Quillen, who hated attending events where he couldn't appear in jeans and a sweat shirt, jabbed the moneyed set as "Brie and Chablis elitists." Homes thrown up in sprawling developments he called "plywood hutches." A certain class of politician he referred to as "rich, white guys."
He knew about water law, mining, agriculture, and Colorado railroads —the fundamentals— in a way that most reporters did not. 

As editor of Colorado Central, he used to come talk to my magazine-writing class about the business and freelance writing in general. And he published a few quirky articles that I felt like writing.
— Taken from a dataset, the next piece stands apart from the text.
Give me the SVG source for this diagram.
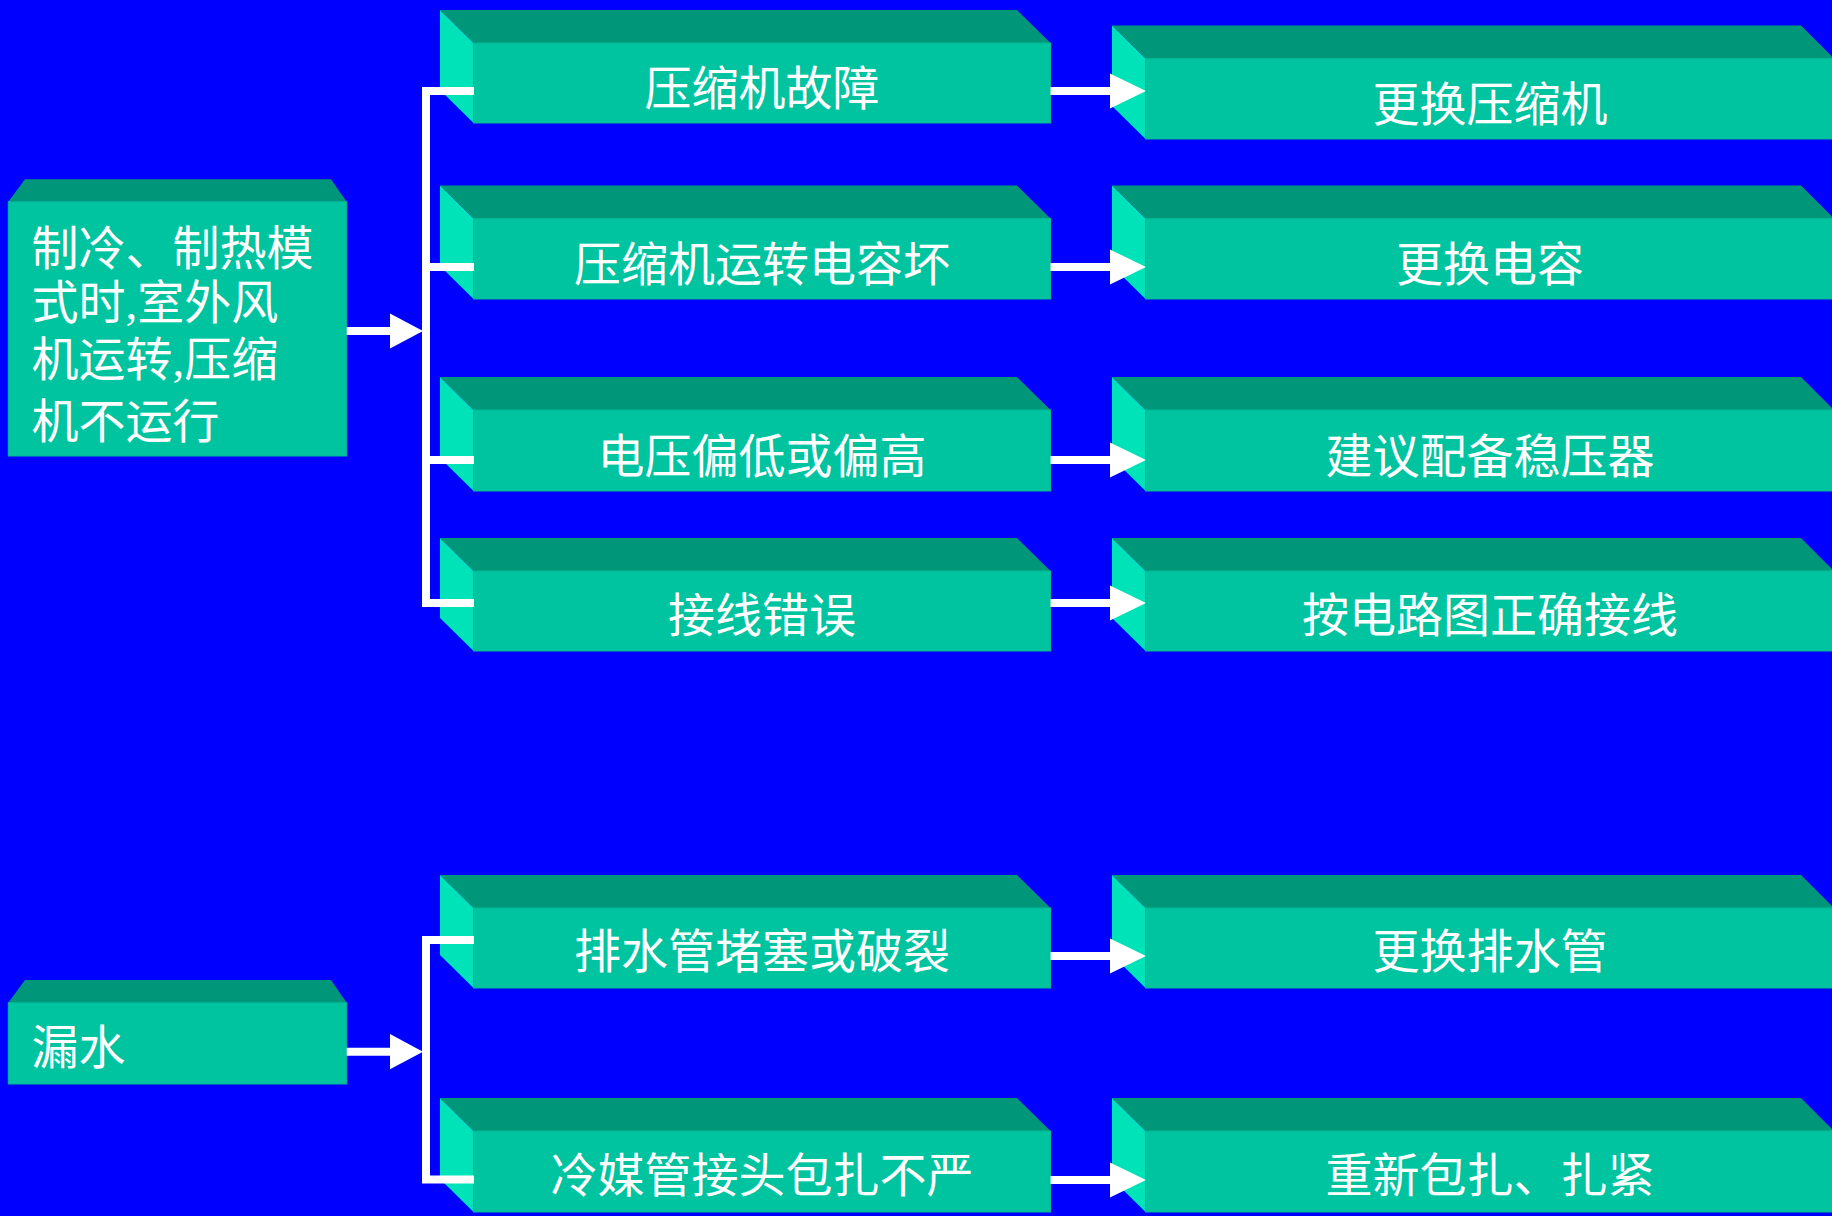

He told us that one trick to column-writing was to take a commonly accepted idea and extend it to the point of absurdity, or take an absurd idea and treat it matter-of-factly.
He published a collection of his columns in 1998 and co-wrote or ghost-wrote a number of books on such diverse topics as cocaine [The White Stuff, co-authored with reporter B.J. Plaskett—CSC] and mainframe computer programming. (Quillen may have come across as a country boy with his shaggy beard and rusty pickups, but he had been building his own computers for years.) 
As the Post article mentions, he and his wife, Martha, also wrote a string of "adult Westerns," which Ed defined by saying, "When Marshall Dillon and Miss Kitty go upstairs, the book doesn't stop there," and he used to toss out obscure terms like "balbriggans." At least in his imagination, he knew all about 19th-century undressing.

There aren't enough like him, and now there is one less.